Magris dai Gesuiti al Sacro Cuore: «Questa chiesa, luogo della felicità»

TRIESTE. «Questo luogo mi ha reso felice». Poche parole, un concetto chiaro espresso con la serenità di chi non è più un praticante da ormai 60 anni, ma che sente di essersi formato e di essere diventato quello che è nella Chiesa del Sacro Cuore. È quanto Claudio Magris sente di dovere alla chiesa di via del Ronco, che ha frequentato da giovane catechista. Il professore lo rivela a un pubblico fatto di fedeli ma anche di amici, di antichi coetanei catechisti di oltre mezzo secolo fa, che sono venuti ad ascoltarlo ieri sera a celebrare i 400 anni della presenza della Compagnia di Gesù a Trieste.
Un’occasione speciale per uno specialissimo relatore. «Ma non farò una conferenza», ha messo in chiaro Magris, accolto da qualche timido applauso e catturato dalla ripresa degli smartphone. Padre Luciano Larivera gli ha lasciato la parola descrivendolo come memoria narrante della vita della chiesa. Il riferimento è all’ultimo capitolo di “Microcosmi”, il libro di Magris nel quale la chiesa compare in un sogno, una fantasia sulla morte di un uomo che ritrova sotto gli affreschi dell’abside di Piero Lucano una folla di volti conosciuti e amati lungo tutta la vita. Ma proprio nel momento estremo quel luogo, la Chiesa del Sacro Cuore, riesce a infondere una serenità, se non proprio una persuasione, a quel salto verso l’ignoto.
In quel racconto, scritto oltre 20 anni fa, Magris metteva la chiesa tra uno dei suoi luoghi dell’anima. Un posto che dava pienezza all’esistenza, dove c’era spazio per tutti e da cui si è usciti, lo ha detto ieri, senza nessuna superbia sociale. Diversi, ma uguali nella dignità. Il debito di Magris è verso un ambiente, un milieu, che si è costituito in modo unico tra quelle mura, in quegli anni del Dopoguerra in cui la comunità si mischiava con altre persone venute da lontano, come i profughi istriani.

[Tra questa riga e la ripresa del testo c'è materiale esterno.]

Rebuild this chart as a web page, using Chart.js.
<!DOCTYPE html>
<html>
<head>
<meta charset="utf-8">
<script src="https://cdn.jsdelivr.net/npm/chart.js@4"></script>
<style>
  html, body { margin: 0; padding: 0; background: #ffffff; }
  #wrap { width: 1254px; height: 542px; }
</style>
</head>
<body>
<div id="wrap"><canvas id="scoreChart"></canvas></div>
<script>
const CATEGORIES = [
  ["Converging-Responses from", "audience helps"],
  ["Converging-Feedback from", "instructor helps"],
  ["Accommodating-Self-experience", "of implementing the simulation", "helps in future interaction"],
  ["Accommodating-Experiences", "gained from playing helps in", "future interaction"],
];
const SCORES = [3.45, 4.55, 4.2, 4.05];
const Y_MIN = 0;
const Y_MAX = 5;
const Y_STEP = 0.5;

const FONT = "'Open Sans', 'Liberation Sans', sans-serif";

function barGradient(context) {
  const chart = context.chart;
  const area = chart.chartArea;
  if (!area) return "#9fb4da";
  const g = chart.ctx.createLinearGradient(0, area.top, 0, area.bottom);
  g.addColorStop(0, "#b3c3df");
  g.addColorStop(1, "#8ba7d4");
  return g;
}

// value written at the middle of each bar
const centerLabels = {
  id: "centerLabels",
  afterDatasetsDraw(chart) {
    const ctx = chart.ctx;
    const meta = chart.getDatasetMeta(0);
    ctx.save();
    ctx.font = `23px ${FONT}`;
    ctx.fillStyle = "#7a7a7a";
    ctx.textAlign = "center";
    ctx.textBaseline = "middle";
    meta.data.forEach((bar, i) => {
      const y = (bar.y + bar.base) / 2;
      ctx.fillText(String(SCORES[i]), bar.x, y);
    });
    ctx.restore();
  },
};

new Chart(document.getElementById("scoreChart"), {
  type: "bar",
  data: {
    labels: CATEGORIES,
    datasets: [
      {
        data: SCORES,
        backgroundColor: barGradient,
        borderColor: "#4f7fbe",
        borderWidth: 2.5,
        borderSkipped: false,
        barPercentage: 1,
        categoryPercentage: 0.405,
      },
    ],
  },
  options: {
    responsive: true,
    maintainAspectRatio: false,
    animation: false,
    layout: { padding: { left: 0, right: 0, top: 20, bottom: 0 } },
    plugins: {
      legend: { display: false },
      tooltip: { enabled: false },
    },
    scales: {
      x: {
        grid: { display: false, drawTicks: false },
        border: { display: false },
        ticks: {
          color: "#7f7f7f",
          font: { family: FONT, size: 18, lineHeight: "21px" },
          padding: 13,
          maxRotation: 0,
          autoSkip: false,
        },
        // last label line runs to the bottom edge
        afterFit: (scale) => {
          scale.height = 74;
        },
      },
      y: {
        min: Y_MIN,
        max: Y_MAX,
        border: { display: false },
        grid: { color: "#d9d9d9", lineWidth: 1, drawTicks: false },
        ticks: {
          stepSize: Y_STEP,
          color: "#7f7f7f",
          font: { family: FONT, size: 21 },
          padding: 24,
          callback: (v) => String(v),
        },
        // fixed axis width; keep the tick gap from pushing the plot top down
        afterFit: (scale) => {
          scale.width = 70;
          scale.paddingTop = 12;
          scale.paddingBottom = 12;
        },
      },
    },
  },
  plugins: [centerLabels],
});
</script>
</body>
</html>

Non è una conferenza quella di Magris, ma volente o nolente il magistero del professore si dispiega ugualmente a ogni sua parola. Così il ricordo di don Poli, il gesuita che lo cacciò dal confessionale alla terza volta che gli si presentò davanti nella stessa giornata, diventa l’occasione per una riflessione sul peccato e sulla colpa. «Il primo è una norma oggettiva, una realtà concreta, come insegna Kafka, poeta della colpa. E io grazie a quel gesuita mi sono liberato della coscienza scrupolosa, della mania, della ossessione del peccato, del suo peso malato. Forse mi sono liberato così anche dalle mie nevrosi, anche se il mio amico seduto qui tra noi e che mi conosce da sempre non ne è per niente convinto».
Felicità, riflessione morale. Ma anche fantasia. Gli affreschi con il simbolismo del Sacro Cuore, le tende color oro vecchio del confessionale avranno spinto il giovane Magris anche all’immaginazione. Il professore non lo ha detto, ma è possibile che abbia sognato a lungo su quei disegni, facendo nascere in lui desiderio di vedere in quelle storie un altrove nel quale poter entrare per riscriverlo. Un’esistenza resa ricca grazie alla formazione religiosa, anche se ormai vissuta con distacco: il debito di Magris alla Chiesa del Sacro Cuore è pagato.